If they succeed then this would resolve the somewhat jumbled present position, where gay couples can form civil partnerships – which look almost exactly like marriages but aren’t – whereas straight couples are barred from doing the same.
As I posted here, the legalisation of gay marriage may be close at hand, and campaigners have chosen Reverend Sharon Ferguson and Franka Strietzel’s impending marriage application as one of eight test-cases to push through the final barrier for same-sex couples.
At present, same-sex couples can form a civil partnership which has most of the features of marriage, but they cannot be officially married. The Equal Love campaign, launched by Peter Tatchel and OutRage!, has chosen four gay and four straight couples to fight both the ban on marriage for same-sex couples and also the ban on hetrosexual couples forming civil partnerships.

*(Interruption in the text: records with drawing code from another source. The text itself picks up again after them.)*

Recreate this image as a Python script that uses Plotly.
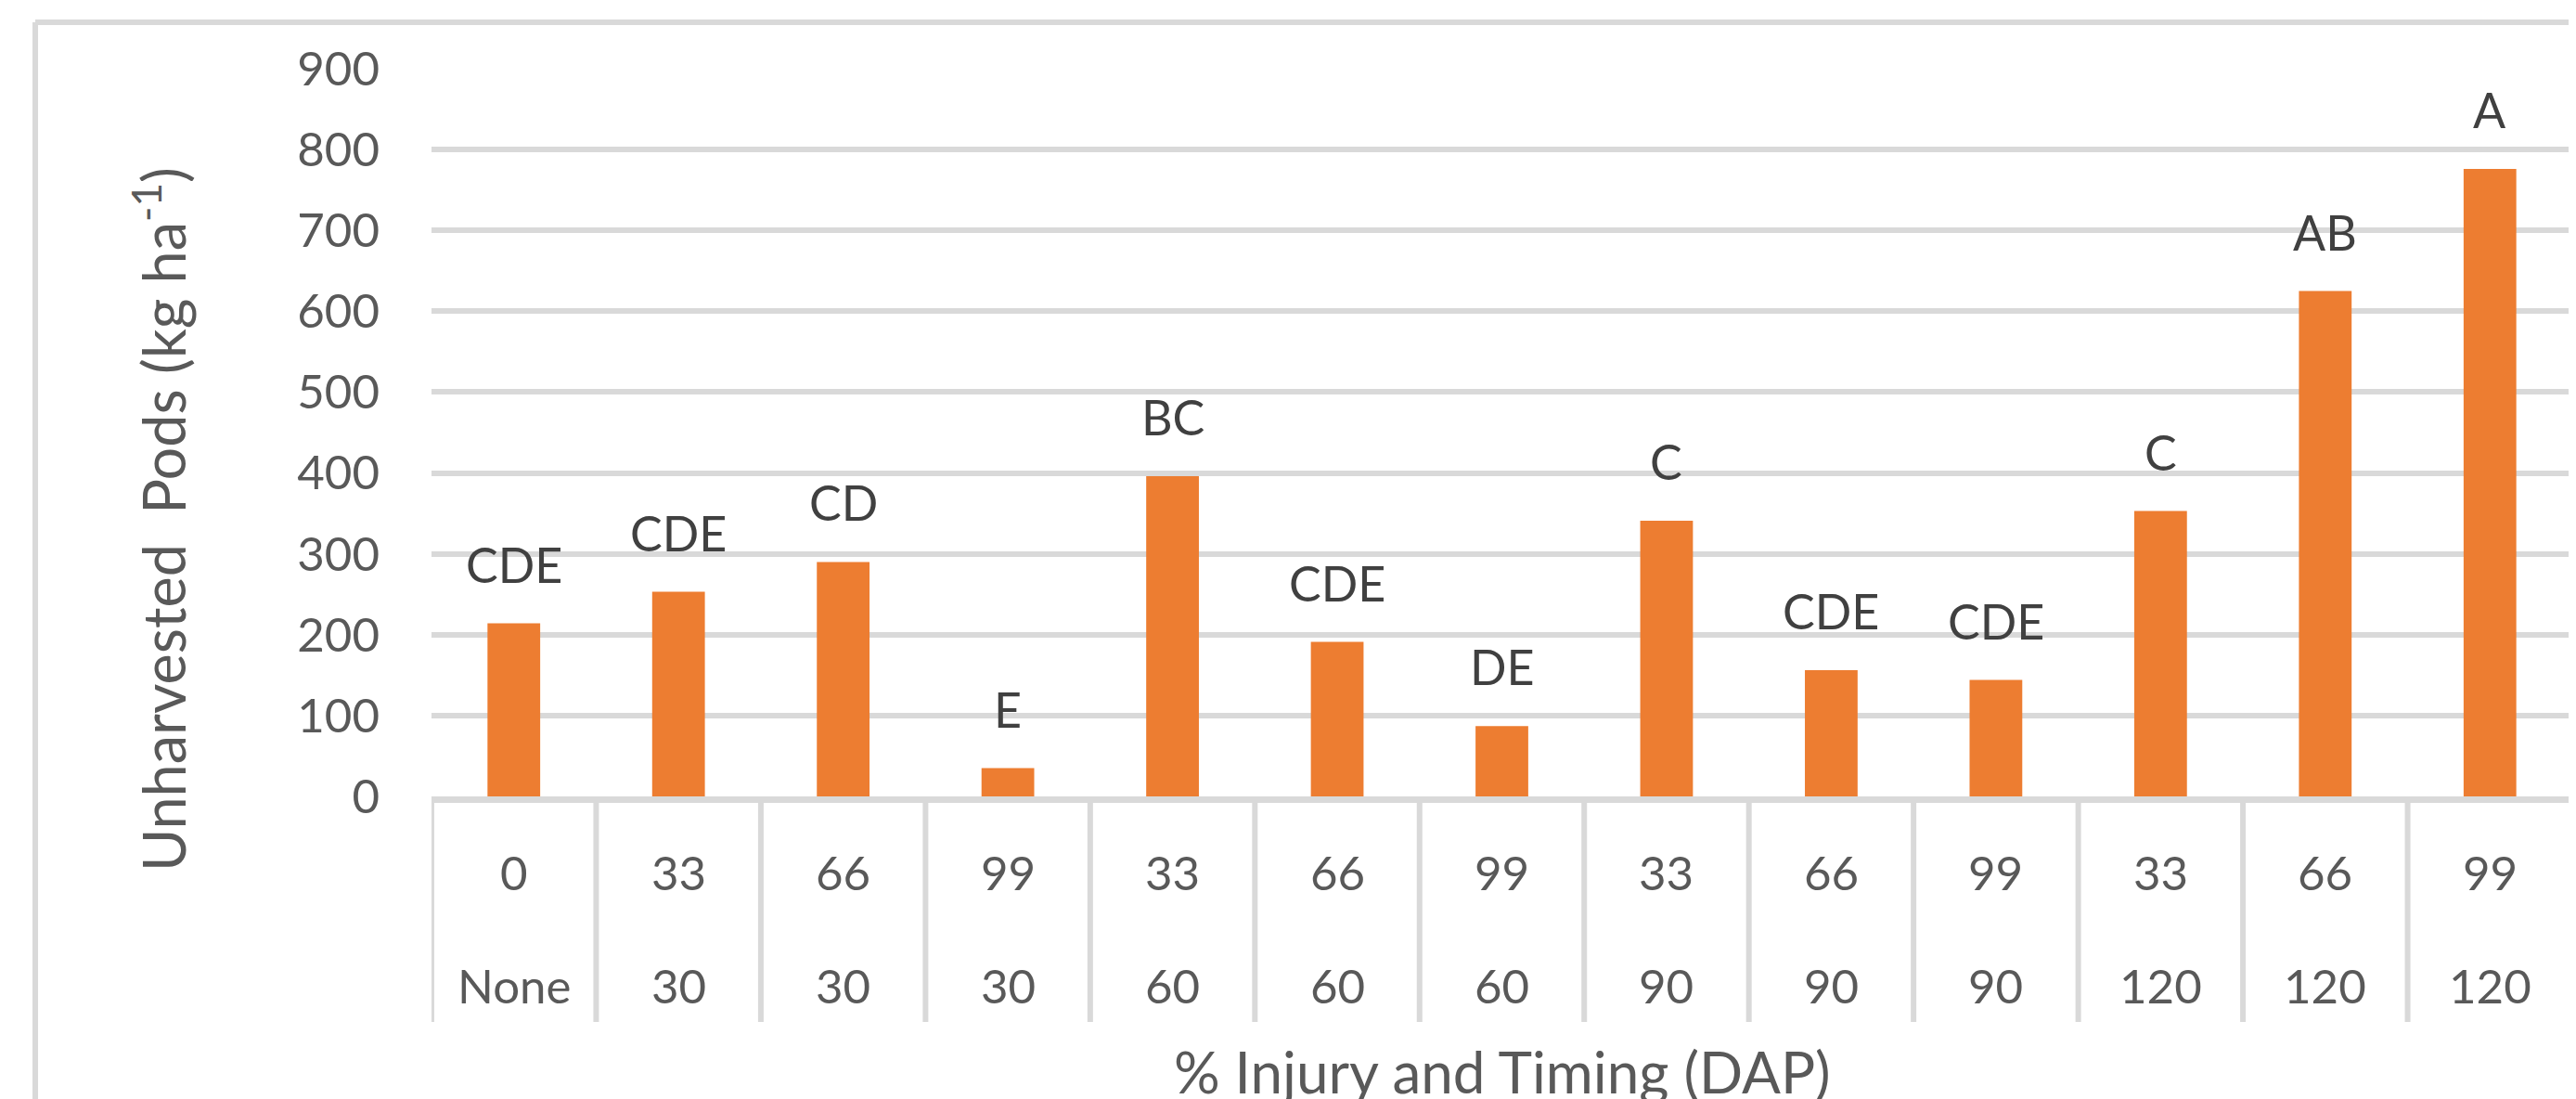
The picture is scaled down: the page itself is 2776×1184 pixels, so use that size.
import plotly.graph_objects as go

# ---- data ----
injury = ["0", "33", "66", "99", "33", "66", "99", "33", "66", "99", "33", "66", "99"]
timing = ["None", "30", "30", "30", "60", "60", "60", "90", "90", "90", "120", "120", "120"]
pods = [214, 253, 290, 35, 396, 191, 87, 341, 156, 144, 353, 625, 776]
letters = ["CDE", "CDE", "CD", "E", "BC", "CDE", "DE", "C", "CDE", "CDE", "C", "AB", "A"]
y_ticks = [0, 100, 200, 300, 400, 500, 600, 700, 800, 900]

cats = [f"{i}|{t}" for i, t in zip(injury, timing)]

FONT = "Lato"
GRID = "#d9d9d9"
TXT = "#595959"
LBL = "#404040"

OFF = 8  # page body margin
W, H = 2776 - OFF, 1184 - OFF
L, T = 465 - OFF, 74 - OFF
R = W - (2772 - OFF)
B = H - (858 - OFF)
PW, PH = W - L - R, H - T - B


def py(p):  # page pixel y -> paper y
    return (H - B - (p - OFF)) / PH


def px_(p):  # page pixel x -> paper x
    return ((p - OFF) - L) / PW


fig = go.Figure()
fig.add_trace(go.Bar(
    x=cats, y=pods, width=0.32,
    marker=dict(color="#ed7d31", line=dict(width=0)),
    hoverinfo="skip",
))

annotations = []
# significance letters above bars
for c, v, s in zip(cats, pods, letters):
    annotations.append(dict(x=c, y=v, xref="x", yref="y", text=s, showarrow=False,
                            yanchor="middle", yshift=64,
                            font=dict(family=FONT, size=52, color=LBL)))
# two rows of category labels
for c, a, b in zip(cats, injury, timing):
    annotations.append(dict(x=c, y=py(939), xref="x", yref="paper", text=a, showarrow=False,
                            yanchor="middle", font=dict(family=FONT, size=51, color=TXT)))
    annotations.append(dict(x=c, y=py(1061), xref="x", yref="paper", text=b, showarrow=False,
                            yanchor="middle", font=dict(family=FONT, size=51, color=TXT)))
# axis titles
annotations.append(dict(x=0.5, y=py(1154), xref="paper", yref="paper",
                        text="% Injury and Timing (DAP)", showarrow=False, yanchor="middle",
                        font=dict(family=FONT, size=62, color=TXT)))
annotations.append(dict(x=px_(171), y=py(560), xref="paper", yref="paper",
                        text="Unharvested\u00a0 Pods (kg ha<sup>-1</sup>)", showarrow=False,
                        textangle=-90, xanchor="center", yanchor="middle",
                        font=dict(family=FONT, size=63, color=TXT)))

shapes = []
# category separators below axis
for k in range(len(cats) + 1):
    shapes.append(dict(type="line", xref="x", yref="paper", x0=k - 0.5, x1=k - 0.5,
                       y0=0, y1=py(1101), line=dict(color=GRID, width=6), layer="below"))
# outer chart border (top and left visible)
shapes.append(dict(type="line", xref="paper", yref="paper", x0=px_(38), x1=px_(2800),
                   y0=py(24), y1=py(24), line=dict(color=GRID, width=6)))
shapes.append(dict(type="line", xref="paper", yref="paper", x0=px_(38), x1=px_(38),
                   y0=py(24), y1=py(1220), line=dict(color=GRID, width=6)))

fig.update_layout(
    width=W, height=H,
    margin=dict(l=L, r=R, t=T, b=B, pad=0),
    paper_bgcolor="white", plot_bgcolor="white",
    showlegend=False,
    annotations=annotations, shapes=shapes,
    xaxis=dict(type="category", showticklabels=False, showgrid=False, ticks="",
               showline=True, linecolor=GRID, linewidth=7, zeroline=False,
               range=[-0.5, len(cats) - 0.5]),
    yaxis=dict(range=[0, 900], tickvals=y_ticks, ticktext=[str(v) for v in y_ticks],
               showgrid=True, gridcolor=GRID, gridwidth=6, zeroline=False,
               showline=False, ticks="", ticklabelstandoff=55,
               tickfont=dict(family=FONT, size=51, color=TXT)),
)

fig.write_html("out.html")
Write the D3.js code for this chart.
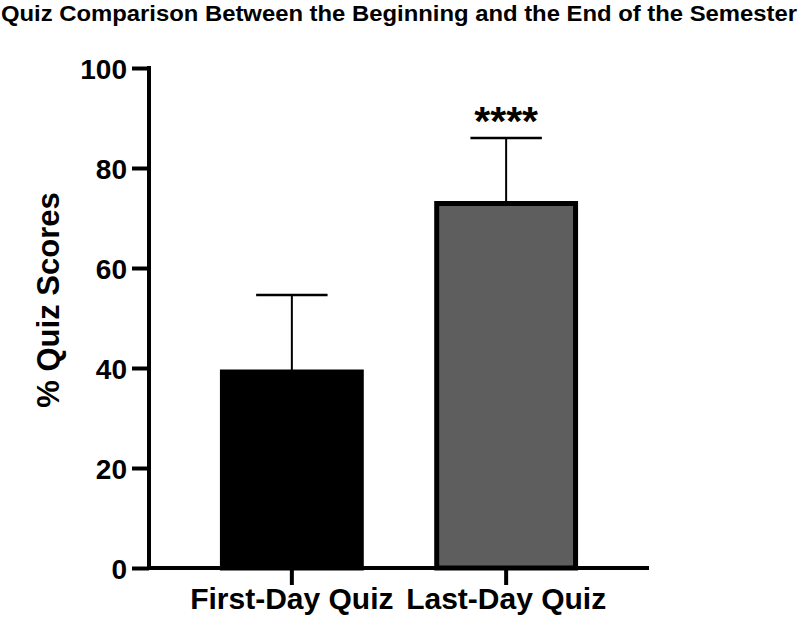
<!DOCTYPE html>
<html>
<head>
<meta charset="utf-8">
<script src="https://cdn.jsdelivr.net/npm/d3@7"></script>
<style>
  body { margin: 0; background: #fff; }
  text { font-family: "Liberation Sans", Arial, sans-serif; font-weight: bold; fill: #000; }
</style>
</head>
<body>
<svg id="chart" width="800" height="622"></svg>
<script>
// data
var categories = ['First-Day Quiz', 'Last-Day Quiz'];
var means = [39.2, 72.9];
var sds = [15.4, 13.1];
var fills = ['#000000', '#5e5e5e'];
var yTicks = [0, 20, 40, 60, 80, 100];
var sigLabel = '****';

var svg = d3.select('#chart');

var padding = {t: 68, r: 151, b: 54, l: 149};
var x0 = padding.l, x1 = 800 - padding.r;
var yBottom = 622 - padding.b;

var xScale = d3.scaleBand().domain(categories)
    .range([x0, x1]).paddingInner(1/3).paddingOuter(1/3);
var yScale = d3.scaleLinear().domain([0, 100]).range([yBottom, padding.t]);

// title
svg.append('text')
    .attr('x', 1).attr('y', 21)
    .attr('textLength', 796).attr('lengthAdjust', 'spacingAndGlyphs')
    .style('font-size', '22px')
    .text('Quiz Comparison Between the Beginning and the End of the Semester');

// bars
svg.selectAll('.bar')
    .data(categories)
    .enter()
    .append('rect')
    .attr('class', 'bar')
    .attr('x', function(d) { return xScale(d) + 2; })
    .attr('width', xScale.bandwidth() - 4)
    .attr('y', function(d, i) { return yScale(means[i]); })
    .attr('height', function(d, i) { return yBottom - yScale(means[i]); })
    .style('fill', function(d, i) { return fills[i]; })
    .style('stroke', '#000')
    .style('stroke-width', 5);

// error bars (upper only)
var err = svg.append('g').attr('class', 'errors');
categories.forEach(function(c, i) {
    var cx = xScale(c) + xScale.bandwidth() / 2;
    var capW = xScale.bandwidth() / 2;
    err.append('line')
        .attr('x1', cx).attr('x2', cx)
        .attr('y1', yScale(means[i])).attr('y2', yScale(means[i] + sds[i]))
        .style('stroke', '#000').style('stroke-width', 2);
    err.append('line')
        .attr('x1', cx - capW / 2).attr('x2', cx + capW / 2)
        .attr('y1', yScale(means[i] + sds[i])).attr('y2', yScale(means[i] + sds[i]))
        .style('stroke', '#000').style('stroke-width', 2.5);
});

// significance stars
svg.append('text')
    .attr('x', xScale(categories[1]) + xScale.bandwidth() / 2)
    .attr('y', yScale(means[1] + sds[1]) - 3)
    .attr('text-anchor', 'middle')
    .style('font-size', '41px')
    .text(sigLabel);

// y axis
var yAxis = d3.axisLeft(yScale).tickValues(yTicks).tickSize(17).tickPadding(5);
var gy = svg.append('g')
    .attr('transform', 'translate(' + x0 + ',0)')
    .call(yAxis);
gy.selectAll('text').style('font-size', '28px').attr('dy', '0.36em');

// x axis
var xAxis = d3.axisBottom(xScale).tickSize(17).tickPadding(3);
var gx = svg.append('g')
    .attr('transform', 'translate(0,' + yBottom + ')')
    .call(xAxis);
gx.selectAll('text').style('font-size', '30px').attr('dy', '0.71em');

svg.selectAll('.domain').attr('d', null);
svg.selectAll('.tick line').style('stroke', '#000').style('stroke-width', 4);
svg.append('line')
    .attr('x1', x0).attr('x2', x0).attr('y1', padding.t - 2).attr('y2', yBottom + 2)
    .style('stroke', '#000').style('stroke-width', 4);
svg.append('line')
    .attr('x1', x0 - 2).attr('x2', x1).attr('y1', yBottom).attr('y2', yBottom)
    .style('stroke', '#000').style('stroke-width', 4);

// y axis label
svg.append('text')
    .attr('transform', 'translate(' + [59, 300] + ')rotate(-90)')
    .attr('text-anchor', 'middle')
    .style('font-size', '31px')
    .text('% Quiz Scores');
</script>
</body>
</html>
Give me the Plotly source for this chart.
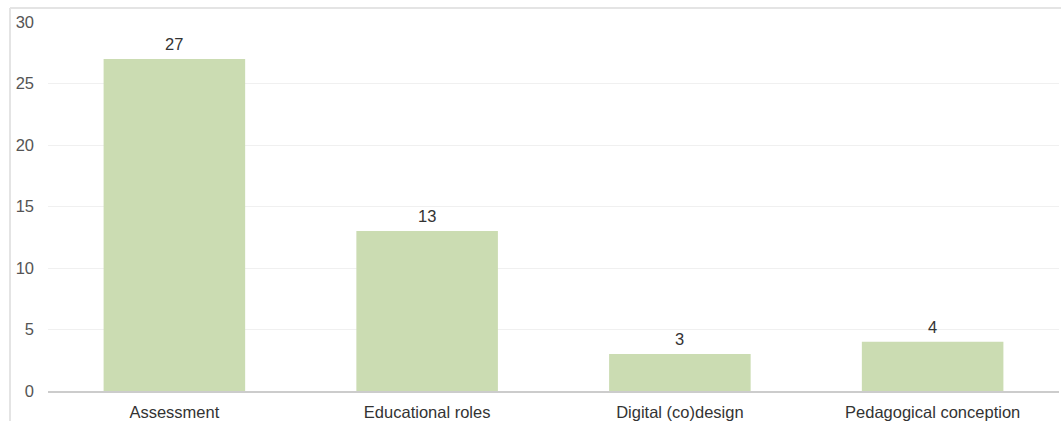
import plotly.graph_objects as go

categories = ["Assessment", "Educational roles", "Digital (co)design", "Pedagogical conception"]
counts = [27, 13, 3, 4]
y_ticks = [0, 5, 10, 15, 20, 25, 30]

W, H = 1061, 421
ML, MR, MT, MB = 48, 2, 22, 30
pw, ph = W - ML - MR, H - MT - MB
FONT = "Liberation Sans, Arial, sans-serif"


def px_to_paper_x(x):
    return (x - ML) / pw


def px_to_paper_y(y):
    return (H - MB - y) / ph


fig = go.Figure(
    go.Bar(
        x=categories,
        y=counts,
        marker=dict(color="#cbdcb2", line=dict(width=0)),
        hoverinfo="x+y",
    )
)

# value labels above each bar
for cat, val in zip(categories, counts):
    fig.add_annotation(
        x=cat,
        y=val,
        text=str(val),
        showarrow=False,
        yanchor="bottom",
        yshift=4,
        font=dict(family=FONT, size=16.5, color="#333333"),
    )

# outer frame of the chart card (left and top edges)
frame = dict(type="line", xref="paper", yref="paper", line=dict(color="#e4e4e4", width=2))
fig.add_shape(**frame, x0=px_to_paper_x(10), x1=px_to_paper_x(W + 5), y0=px_to_paper_y(8), y1=px_to_paper_y(8))
fig.add_shape(**frame, x0=px_to_paper_x(10), x1=px_to_paper_x(10), y0=px_to_paper_y(8), y1=px_to_paper_y(H + 5))

fig.update_layout(
    width=W,
    height=H,
    margin=dict(l=ML, r=MR, t=MT, b=MB),
    paper_bgcolor="white",
    plot_bgcolor="white",
    bargap=0.44,
    showlegend=False,
    font=dict(family=FONT, size=16.5, color="#333333"),
    xaxis=dict(
        showgrid=False,
        showline=True,
        linecolor="#cccccc",
        linewidth=1.5,
        ticks="",
        ticklabelstandoff=5,
        automargin=False,
        tickfont=dict(size=16.5, color="#333333"),
    ),
    yaxis=dict(
        range=[0, 30],
        tickvals=y_ticks,
        showgrid=True,
        gridcolor="#f0f0f0",
        gridwidth=1,
        zeroline=False,
        showline=False,
        ticks="",
        ticklabelstandoff=13,
        automargin=False,
        tickfont=dict(size=16.5, color="#555555"),
    ),
)

fig.write_html("out.html")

It is difficult to justify the current imbalance of rights, which arises from compromise rather than principle. The 2004 civil partnerships legislation effectively gave same-sex couples the same rights as heterosexual couples in respect of property, tax and pensions. But the legislation fell short of providing full marriage rights, mainly as a compromise to religious authorities, some of which were opposed to the reforms.
The legal challenge will presumably come by way of judicial review. If the courts entertain the issue, it may well reach the Supreme Court as this is clearly a matter of public importance. However, the court may ultimately say – with some justification – that this is a decision for parliament rather than for them. The Supreme Court will be wary of making pronouncements on complex and controversial social issues given the trouble its United States equivalent has had over issues such as abortion.
From a human rights perspective, the European Court of Human Rights has recently rejected an argument that Austria’s refusal to grant same-sex marriages represented a breach of their human rights. The decision in Schalk and Kopf v. Austria was expressly supported by the previous government. So the UK courts would have an effectively blank canvas (that is, with no supportive European authority) on which to decide the case. And, unlike in the US, even if campaigners win in the Supreme Court, this will not automatically lead to any change in the law. The most they can hope for is a declaration that current marriage laws are incompatible with the European Convention on Human Rights or a (non-binding) order ‘quashing’ the rules.
Tactically speaking, campaigners will be looking to the United States where a Federal court in California recently struck down a ban on gay marriage in the state, marking the first step on a path to a United States Supreme Court decision on the issue. In that case, the applicants relied not just on principle but also an elaborate evidence-based analysis of the sociological status of gay marriage. This allowed the judge to find that “The evidence shows that the movement of marriage away from a gendered institution and toward an institution free from state-mandated gender roles reflects an evolution in the understanding of gender rather than a change in marriage“. I suggested at the time that such an approach may not work here, but it is certainly worth a try, and would answer some of the likely reservations from the courts that whilst they can rule on legal principle, only Parliament has a proper view of the will of the people.
Despite the controversy surrounding it, the Civil Partnership legislation has been operating for 5 years without any public outcry. In fact, a decent majority appear to support full gay marriage. This suggests that the UK is probably ready for an upgrade to full marriage equality. The courts may ultimately say that this decision must come from Parliament. Nevertheless, the campaigners will be hoping that the publicity surrounding the test cases will push the government into action.